Townsfolk disliked beggars and treated them harshly. Their streets had become overcrowded and dirty, and the poor and beggars were accused of being scroungers and suspected of being criminals. They were targetted by many and assaulted.
A sixteenth woodcut of a beggar being whipped through the streets, to the obvious enjoyment of the spectators.
The vista through the archway suggest gruesome possibilities.
In Elizabeth's time the Government made every parish responsible for the poor and unemployed within that parish. The Justice of the Peace (JP's) for each parish was allowed to collect a tax from those who owned land in the parish. This was called the Poor Rate. It was used to help the poor. This had two benefits. First, it made the poor feel that something was being done for them and made them feel less angry about the situation they were in. Secondly, some good work could be done by the poor within the parish to help that parish. JP’s appointed Overeers of the Poor to assist him in his work with the poor.
In 1566, London beggar Nicholas Jennings is caught with a bag of blood that he uses to paint fake injuries on his head. In a day, he makes 13s 2d – two weeks' workman's wages. He is severely punished. Beggars and vagrants are regularly put in cages or sent to London's Bridewell prison to be reformed by hard work. Although 16th-century England becomes increasingly rich, the population boom brings with it a dramatic rise in poverty and crime.

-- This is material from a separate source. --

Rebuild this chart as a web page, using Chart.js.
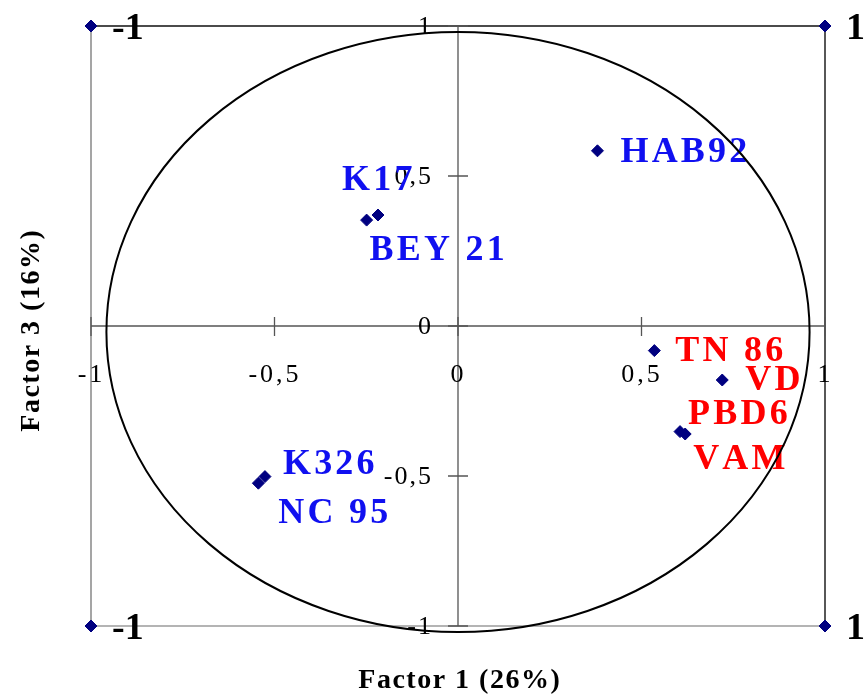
<!DOCTYPE html>
<html>
<head>
<meta charset="utf-8">
<script src="https://cdn.jsdelivr.net/npm/chart.js@4/dist/chart.umd.min.js"></script>
<style>
  html, body { margin: 0; padding: 0; background: #fff; }
  canvas { display: block; }
</style>
</head>
<body>
<canvas id="c" width="866" height="697"></canvas>
<script>
// Genotype scores on the first and third factors
const genotypes = ['HAB92', 'K17', 'BEY 21', 'TN 86', 'VD', 'PBD6', 'VAM', 'K326', 'NC 95'];
const factor1   = [0.380, -0.218, -0.249, 0.535, 0.720, 0.605, 0.619, -0.526, -0.544];
const factor3   = [0.584,  0.370,  0.353, -0.082, -0.180, -0.352, -0.360, -0.502, -0.524];
const groups    = ['A', 'A', 'A', 'B', 'B', 'B', 'B', 'A', 'A'];

// Corner markers of the unit square
const cornerX = [-1, 1, -1, 1];
const cornerY = [1, 1, -1, -1];

// Axis ticks
const tickValues = [-1, -0.5, 0, 0.5, 1];
const tickLabels = ['-1', '-0,5', '0', '0,5', '1'];

const xTitle = 'Factor 1 (26%)';
const yTitle = 'Factor 3 (16%)';

// Correlation circle (centre and radii in axis units)
const circle = { cx: 0, cy: -0.02, rx: 0.958, ry: 1.0 };

// Styling
const groupColor = { A: '#1010f0', B: '#ff0000' };
const labelOffset = [
  [23, -1], [-36, -37.5], [3, 28], [21, -2], [23, -2],
  [8, -20], [8, 22.5], [18, -15], [20, 28]
];
const SERIF = "'Liberation Serif', 'Times New Roman', serif";
const MARKER = '#000080';

function spacedText(ctx, text, x, y, spacing, align) {
  const chars = Array.from(text);
  const widths = chars.map(ch => ctx.measureText(ch).width);
  const total = widths.reduce((a, b) => a + b, 0) + spacing * (chars.length - 1);
  let sx = x;
  if (align === 'center') sx = x - total / 2;
  else if (align === 'right') sx = x - total;
  ctx.textAlign = 'left';
  chars.forEach((ch, i) => {
    ctx.fillText(ch, sx, y);
    sx += widths[i] + spacing;
  });
}

const overlay = {
  id: 'overlay',
  beforeDatasetsDraw(chart) {
    const { ctx, scales: { x, y } } = chart;
    const px = v => x.getPixelForValue(v);
    const py = v => y.getPixelForValue(v);
    ctx.save();
    ctx.lineCap = 'butt';

    // Frame: left / bottom grey, top / right black
    ctx.strokeStyle = '#6a6a6a';
    ctx.lineWidth = 1.2;
    ctx.beginPath();
    ctx.moveTo(px(-1), py(1)); ctx.lineTo(px(-1), py(-1)); ctx.lineTo(px(1), py(-1));
    ctx.stroke();
    ctx.strokeStyle = '#111';
    ctx.lineWidth = 1.4;
    ctx.beginPath();
    ctx.moveTo(px(-1), py(1)); ctx.lineTo(px(1), py(1)); ctx.lineTo(px(1), py(-1));
    ctx.stroke();

    // Axes through the origin
    ctx.strokeStyle = '#555';
    ctx.lineWidth = 1.3;
    ctx.beginPath();
    ctx.moveTo(px(-1), py(0)); ctx.lineTo(px(1), py(0));
    ctx.moveTo(px(0), py(1)); ctx.lineTo(px(0), py(-1));
    ctx.stroke();

    // Cross ticks
    ctx.beginPath();
    tickValues.forEach(v => {
      ctx.moveTo(px(0) - 10, py(v)); ctx.lineTo(px(0) + 10, py(v));
      ctx.moveTo(px(v), py(0) - 9); ctx.lineTo(px(v), py(0) + 10);
    });
    ctx.stroke();

    // Tick labels
    ctx.fillStyle = '#000';
    ctx.font = `26px ${SERIF}`;
    ctx.textBaseline = 'alphabetic';
    tickValues.forEach((v, i) => {
      spacedText(ctx, tickLabels[i], px(0) - 27, py(v) + 8, 2, 'right');
      spacedText(ctx, tickLabels[i], px(v) - 1, py(0) + 56, 3, 'center');
    });

    // Axis titles
    ctx.font = `bold 28px ${SERIF}`;
    spacedText(ctx, xTitle, px(0) + 1, 688, 1.5, 'center');
    ctx.save();
    ctx.translate(39, py(0) + 5);
    ctx.rotate(-Math.PI / 2);
    spacedText(ctx, yTitle, 0, 0, 1.5, 'center');
    ctx.restore();

    // Genotype labels
    ctx.font = `bold 36px ${SERIF}`;
    genotypes.forEach((g, i) => {
      ctx.fillStyle = groupColor[groups[i]];
      const [dx, dy] = labelOffset[i];
      spacedText(ctx, g, px(factor1[i]) + dx, py(factor3[i]) + dy + 12, 3.2, 'left');
    });

    // Corner labels (x coordinate of each corner)
    ctx.fillStyle = '#000';
    ctx.font = `bold 38px ${SERIF}`;
    cornerX.forEach((cx, i) => {
      ctx.textAlign = 'left';
      ctx.fillText(String(cx), px(cx) + 21, py(cornerY[i]) + 13);
    });

    // Correlation circle
    ctx.strokeStyle = '#000';
    ctx.lineWidth = 2;
    ctx.beginPath();
    ctx.ellipse(px(circle.cx), py(circle.cy),
      Math.abs(px(circle.rx) - px(0)), Math.abs(py(circle.ry) - py(0)),
      0, 0, Math.PI * 2);
    ctx.stroke();

    ctx.restore();
  }
};

new Chart(document.getElementById('c'), {
  type: 'scatter',
  data: {
    datasets: [
      {
        data: genotypes.map((g, i) => ({ x: factor1[i], y: factor3[i] })),
        pointStyle: 'rectRot', pointRadius: 6, pointHoverRadius: 6,
        backgroundColor: MARKER, borderColor: MARKER, borderWidth: 1, clip: false
      },
      {
        data: cornerX.map((v, i) => ({ x: v, y: cornerY[i] })),
        pointStyle: 'rectRot', pointRadius: 6, pointHoverRadius: 6,
        backgroundColor: MARKER, borderColor: MARKER, borderWidth: 1, clip: false
      }
    ]
  },
  options: {
    responsive: false,
    animation: false,
    events: [],
    layout: { padding: { left: 91, top: 26, right: 41, bottom: 71 } },
    plugins: { legend: { display: false }, tooltip: { enabled: false } },
    scales: {
      x: { type: 'linear', min: -1, max: 1, display: false },
      y: { type: 'linear', min: -1, max: 1, display: false }
    }
  },
  plugins: [overlay]
});
</script>
</body>
</html>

In the 1590s the Elizabethan government finally realised the scale of the problem of poverty and the poor in England and issued wide-ranging Poor Laws aimed to tackle the problem across the whole of the country. The main attempt is the Poor Law Act, which in 1601 codifies previous Tudor legislation. This makes each parish responsible for its own poor, and parish vestries are authorised to raise a rate to pay for their relief. Care of the poor varies from place to place: in some areas, the homeless are housed in cottages or a poor house; in others, a dole in money or kind is given to poor people in their own homes.